Lo confieso: quizá como alguno de ustedes, he desarrollado un cristal que va mucho más allá del trinitón que me aísla de lo que veo en la pantalla de la tele y lo que suelo estar haciendo en el comedor de mi casa. Imagino que será defensa propia, pero acaba uno por acostumbrarse a noticias de bombas y batallas, accidentes y desastres naturales, y las ve como con un solo ojo, mientras almuerza, cena o lee, y le causa la más de las veces el mismo impacto emocional que si viera una película de ficción y no un retrato de lo que le ocurre a los demás: a fin de cuentas, la manera de no querer admitir que también me podría ocurrir a mí y a los que quiero. Hay, sin embargo, una noticia que no por menos repetida deja de resultarme dolorosa. Se prodiga tanto que ya no tendría que hacerme mella, pero no puedo evitarlo: me conmueve.
Me refiero a esa epopeya moderna que a nosotros nos ha tocado vivir al otro lado de las alambradas: la aventura de las pateras y su saldo de muertos y de ahogados, de pecios humanos que llegan a nuestras orillas con los ojos llenos de esperanza y de miedo, un móvil a punto, tal vez, la ilusión de una carrera hacia la nada en cuanto dejen de temblar las piernas. O, simplemente, ese cristal afilado que es la realidad a la que muchas veces se enfrentan, el espejo que los rebota al punto de inicio, invalidando ese asalto al paraíso que han pretendido desde su infierno, que para nosotros está a la vez tan lejos y tan cerca. Inmersos en una sociedad cómoda, donde el ocio de nuestros hijos son los videojuegos, no queremos ver, no reconocemos, que hay gente que vive su vida como si en efecto fuera un videojuego, pero con una sola vida irrepetible y apostada al todo o nada: un trágico juego de la oca donde las dos opciones clásicas (“Vaya a la cárcel”, “Vaya a la casilla de salida”), se complican con esa otra casilla negra, la de la calavera y las tibias, que asomaba siempre justo antes del premio final. Se gana todo o se pierde igualmente: no hay término medio.
Los veo en las imágenes y veo que son niños, o que han dejado de serlo hace muy poco: se les nota todavía en la mirada, en el temblor de los labios, en los estertores de sus cuerpos. O se nota en esos bultos, a veces grandes, a veces pequeñitos, que pronto retiran de las playas, para ocultar la enorme culpa que pagamos entre todos, ese dolor enorme de no saber cómo solucionar ni su hambre ni sus miedos.
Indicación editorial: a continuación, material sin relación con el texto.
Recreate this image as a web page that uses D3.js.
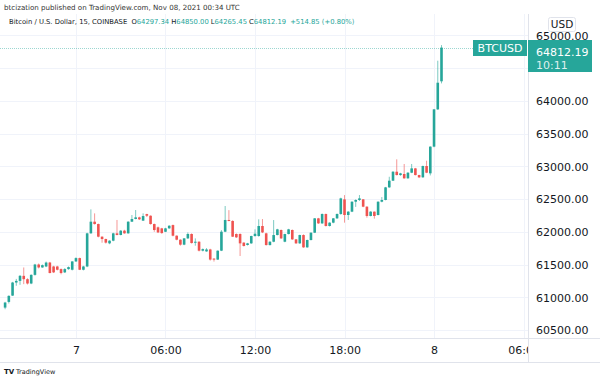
<!DOCTYPE html>
<html><head><meta charset="utf-8">
<script src="https://cdn.jsdelivr.net/npm/d3@7"></script>
<style>html,body{margin:0;padding:0;background:#fff;}svg{display:block;}</style>
</head><body>
<svg id="c" width="600" height="381"></svg>
<script>
const startTime = "2021-11-06T19:15:00Z";
const stepMinutes = 15;
const opens  = [60842,60929,61025,61225,61250,61327,61276,61210,61342,61500,61455,61470,61530,61470,61470,61430,61380,61430,61420,61547,61598,61420,61470,61976,62154,62118,61925,61889,61823,61864,61976,61951,62017,61976,62154,62195,62220,62170,62270,62245,62118,62068,62052,62000,62052,62102,61940,61879,61803,61899,61966,61833,61848,61711,61700,61730,61590,61575,61711,62001,62180,62165,61966,61966,61834,61798,61823,61935,61935,62088,61976,61797,61848,61950,62027,61848,61965,62027,61884,61823,61950,61762,61874,61986,62205,62128,62271,62088,62139,62205,62271,62495,62256,62307,62459,62485,62495,62383,62241,62307,62256,62459,62485,62678,62780,62917,62866,62882,62816,62902,62968,62866,62831,63004,62892,63300,63869,64297.34];
const highs  = [60930,61030,61235,61280,61340,61455,61290,61350,61510,61515,61500,61545,61540,61480,61480,61440,61445,61470,61550,61610,61605,61480,61985,62342,62281,62125,61930,61895,61870,61985,62180,62025,62030,62160,62256,62332,62230,62281,62275,62250,62125,62080,62060,62060,62100,62110,61945,61885,61905,61990,61975,61899,61855,61745,61750,61740,61595,61715,62025,62393,62330,62175,61975,61975,61840,61830,61940,62037,62190,62194,61985,61855,62179,62045,62035,61970,62045,62035,61890,61955,61960,61880,61990,62210,62212,62280,62278,62145,62210,62280,62520,62560,62315,62465,62495,62561,62500,62390,62315,62310,62465,62530,62685,62840,62925,63106,62900,63035,62910,63035,62975,62870,63010,63085,63305,63875,64612,64850.00];
const lows   = [60817,60905,61020,61175,61190,61200,61195,61200,61330,61440,61450,61460,61365,61370,61410,61350,61370,61420,61410,61540,61415,61410,61460,61970,62110,61915,61833,61820,61810,61855,61945,61945,61970,61970,62150,62190,62180,62165,62225,62110,62000,61980,61970,61995,62045,61930,61870,61788,61795,61890,61820,61787,61700,61700,61695,61560,61545,61570,61705,61995,62160,61920,61905,61630,61775,61790,61815,61925,61925,61980,61790,61790,61840,61945,61890,61840,61960,61875,61815,61815,61755,61755,61868,61980,62120,62120,62080,62080,62130,62195,62260,62139,62180,62300,62380,62470,62375,62215,62235,62200,62250,62450,62480,62670,62775,62860,62855,62810,62810,62895,62860,62820,62825,62895,62860,63290,63860,64265.45];
const closes = [60919,61021,61225,61250,61327,61276,61210,61342,61500,61455,61490,61530,61370,61380,61420,61370,61430,61460,61547,61598,61420,61470,61976,62154,62118,61925,61889,61834,61864,61976,61951,62017,61976,62154,62195,62220,62190,62240,62245,62118,62027,61990,61980,62052,62092,61940,61879,61803,61899,61966,61828,61848,61711,61735,61730,61575,61580,61711,62001,62180,62165,61925,61915,61823,61783,61823,61935,61970,62088,61990,61797,61848,61950,62037,61899,61965,62037,61884,61823,61950,61762,61874,61986,62205,62128,62271,62088,62139,62205,62271,62510,62256,62307,62459,62485,62510,62383,62241,62307,62241,62459,62485,62678,62780,62917,62866,62892,62816,62902,62968,62866,62831,63004,62902,63300,63869,64276,64812.19];
const yTicks = [60500,61000,61500,62000,62500,63000,63500,64000,64500,65000];
const xTickTimes = ["2021-11-07T00:00:00Z","2021-11-07T06:00:00Z","2021-11-07T12:00:00Z","2021-11-07T18:00:00Z","2021-11-08T00:00:00Z","2021-11-08T06:00:00Z"];
const lastPrice = 64812.19;
const headerLine1 = "btcization published on TradingView.com, Nov 08, 2021 00:34 UTC";
const symbolText = "Bitcoin / U.S. Dollar, 15, COINBASE";
const ohlcLabels = [["O","64297.34"],["H","64850.00"],["L","64265.45"],["C","64812.19"]];
const changeText = "+514.85 (+0.80%)";

const up = "#26a69a", down = "#ef5350";
const font = "'DejaVu Sans', sans-serif";
const svg = d3.select("#c");
const t0 = new Date(startTime);
const data = opens.map((o,i)=>({t:new Date(t0.getTime()+i*stepMinutes*60000),o,h:highs[i],l:lows[i],c:closes[i]}));

const plotL=0, plotR=528, plotT=14, plotB=338;
const x = d3.scaleTime().domain([t0, data[data.length-1].t]).range([5.1, 441.5]);
const y = d3.scaleLinear().domain([60500,65000]).range([330,35.3]);

// grid
const grid = svg.append("g");
grid.selectAll("line.h").data(yTicks).join("line")
  .attr("x1",plotL).attr("x2",plotR).attr("y1",d=>Math.round(y(d))+0.5).attr("y2",d=>Math.round(y(d))+0.5)
  .attr("stroke","#f0f3fa").attr("stroke-width",1);
grid.selectAll("line.v").data(xTickTimes.map(d=>new Date(d))).join("line")
  .attr("y1",plotT).attr("y2",plotB).attr("x1",d=>Math.round(x(d))+0.5).attr("x2",d=>Math.round(x(d))+0.5)
  .attr("stroke","#f0f3fa").attr("stroke-width",1);

svg.append("clipPath").attr("id","clip").append("rect").attr("x",plotL).attr("y",plotT).attr("width",plotR-plotL).attr("height",plotB-plotT);
const plot = svg.append("g").attr("clip-path","url(#clip)");

// last price line
plot.append("line").attr("x1",plotL).attr("x2",plotR).attr("y1",Math.round(y(lastPrice))+0.5).attr("y2",Math.round(y(lastPrice))+0.5)
  .attr("stroke",up).attr("stroke-opacity",0.45).attr("stroke-dasharray","1,1");

const bw = 2.6;
const cg = plot.selectAll("g.c").data(data).join("g");
cg.append("line").attr("x1",d=>x(d.t)).attr("x2",d=>x(d.t)).attr("y1",d=>y(d.h)).attr("y2",d=>y(d.l))
  .attr("stroke",d=>d.c>=d.o?up:down).attr("stroke-width",1).attr("stroke-opacity",0.6);
cg.append("rect").attr("x",d=>x(d.t)-bw/2).attr("width",bw)
  .attr("y",d=>y(Math.max(d.o,d.c))).attr("height",d=>Math.max(1,Math.abs(y(d.o)-y(d.c))))
  .attr("fill",d=>d.c>=d.o?up:down);

// borders
svg.append("line").attr("x1",plotR+0.5).attr("x2",plotR+0.5).attr("y1",plotT).attr("y2",362).attr("stroke","#e0e3eb");
svg.append("line").attr("x1",0).attr("x2",600).attr("y1",plotB+0.5).attr("y2",plotB+0.5).attr("stroke","#e0e3eb");
svg.append("line").attr("x1",0).attr("x2",600).attr("y1",362.5).attr("y2",362.5).attr("stroke","#e0e3eb");

// y axis (the label hidden under the price badge is clipped out)
const yclip = svg.append("clipPath").attr("id","yclip");
yclip.append("rect").attr("x",529).attr("y",0).attr("width",71).attr("height",40);
yclip.append("rect").attr("x",529).attr("y",72).attr("width",71).attr("height",266);
const yAxis = d3.axisRight(y).tickValues(yTicks).tickSize(0).tickPadding(0).tickFormat(d3.format(".2f"));
const yg = svg.append("g").attr("clip-path","url(#yclip)").append("g").attr("transform",`translate(536,0)`).call(yAxis);
yg.select(".domain").remove();
yg.selectAll("text").attr("font-family",font).attr("font-size",11).attr("fill","#131722").attr("x",0).attr("dy","0.35em");

// x axis
const xAxis = d3.axisBottom(x).tickValues(xTickTimes.map(d=>new Date(d))).tickSize(0).tickPadding(0)
  .tickFormat(d=> (d.getUTCHours()===0 && d.getUTCMinutes()===0) ? String(d.getUTCDate()) : d3.utcFormat("%H:%M")(d));
svg.append("clipPath").attr("id","xclip").append("rect").attr("x",0).attr("y",338).attr("width",528).attr("height",24);
const xg = svg.append("g").attr("clip-path","url(#xclip)").append("g").attr("transform","translate(0,350)").call(xAxis);
xg.select(".domain").remove();
xg.selectAll("text").attr("font-family",font).attr("font-size",11).attr("fill","#131722").attr("dy","0.35em");

// USD label
const usd = svg.append("g");
usd.append("rect").attr("x",548.5).attr("y",17.5).attr("width",27).attr("height",14).attr("rx",2).attr("fill","#fff").attr("stroke","#e0e3eb");
usd.append("text").attr("x",562).attr("y",28).attr("text-anchor","middle").attr("font-family",font).attr("font-size",10.5).attr("fill","#131722").text("USD");

// price badge
svg.append("rect").attr("x",528).attr("y",40).attr("width",64).attr("height",32).attr("fill",up);
svg.append("text").attr("x",536).attr("y",52).attr("dy","0.35em").attr("font-family",font).attr("font-size",11).attr("fill","#fff").text(d3.format(".2f")(lastPrice));
svg.append("text").attr("x",536).attr("y",65).attr("dy","0.35em").attr("font-family",font).attr("font-size",11).attr("fill","#fff").attr("fill-opacity",0.85).text("10:11");
svg.append("rect").attr("x",473).attr("y",40).attr("width",54).attr("height",16).attr("fill",up);
svg.append("text").attr("x",500).attr("y",48).attr("dy","0.35em").attr("text-anchor","middle").attr("font-family",font).attr("font-size",11).attr("fill","#fff").text("BTCUSD");

// header
svg.append("text").attr("x",4).attr("y",10).attr("font-family",font).attr("font-size",7.1).attr("fill","#333").text(headerLine1);
const h2 = svg.append("text").attr("x",9).attr("y",24).attr("font-family",font).attr("font-size",6.8).attr("fill","#131722");
h2.append("tspan").text(symbolText+" ");
ohlcLabels.forEach(([k,v])=>{ h2.append("tspan").attr("dx",2).text(k); h2.append("tspan").attr("fill",up).text(v); });
h2.append("tspan").attr("dx",4).attr("fill",up).text(changeText);

// footer
const ft = svg.append("g").attr("transform","translate(4,368)");
ft.append("text").attr("x",0).attr("y",6).attr("font-family",font).attr("font-size",7).attr("font-weight","bold").attr("fill","#131722").text("TV");
ft.append("text").attr("x",12).attr("y",6).attr("font-family",font).attr("font-size",6.5).attr("fill","#131722").text("TradingView");
</script>
</body></html>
Ya no recordamos que un día nosotros también fuimos así. Que vinimos en otras pateras, arrastrando los pies por otros caminos, y que dejamos en el polvo de las encrucijadas muertos cercanos que ya hemos olvidado. Nos da vergüenza reconocerlo, pero todavía nosotros (y más en una ciudad como la nuestra, cada vez más vacía, cada vez con menos gaditanos nuevos) seguimos siendo carne de emigración, no tan traumática tal vez. Todos venimos del mismo lugar. Todos queremos las mismas cosas simples, elementales, necesarias. Nos guste o no nos guste, nadie tiene la patente de los sueños. ¿Quién pone coto a sus intentos? ¿Quién tiene derecho a hacerlo? Nos guste o no nos guste, ellos serán los españoles del futuro; son, en gran medida, los españoles de ahora mismo, los que hacen los trabajos que nosotros ya no queremos, los que traen una sangre nueva y el valor necesario para enfrentarse con toda la intransigencia y toda la intolerancia que han hecho de nosotros gente cómoda.
Seguirán viniendo y seguiremos cazándolos, o les darán la palmadita, o los devolverán a esa casa que no tienen, o los enterrarán en una tumba sin marcas, o ni siquiera encontrarán sus cuerpos. Como con otras tantas noticias sobrecogedoras, quizá ustedes y yo mismo seguiremos zappeando, entre anuncios de coches caros y programitas de escándalos. Desde los infiernos donde viven, ellos, que son como un día fuimos, continúan creyendo que el cielo está justo donde vivimos y no miramos nosotros.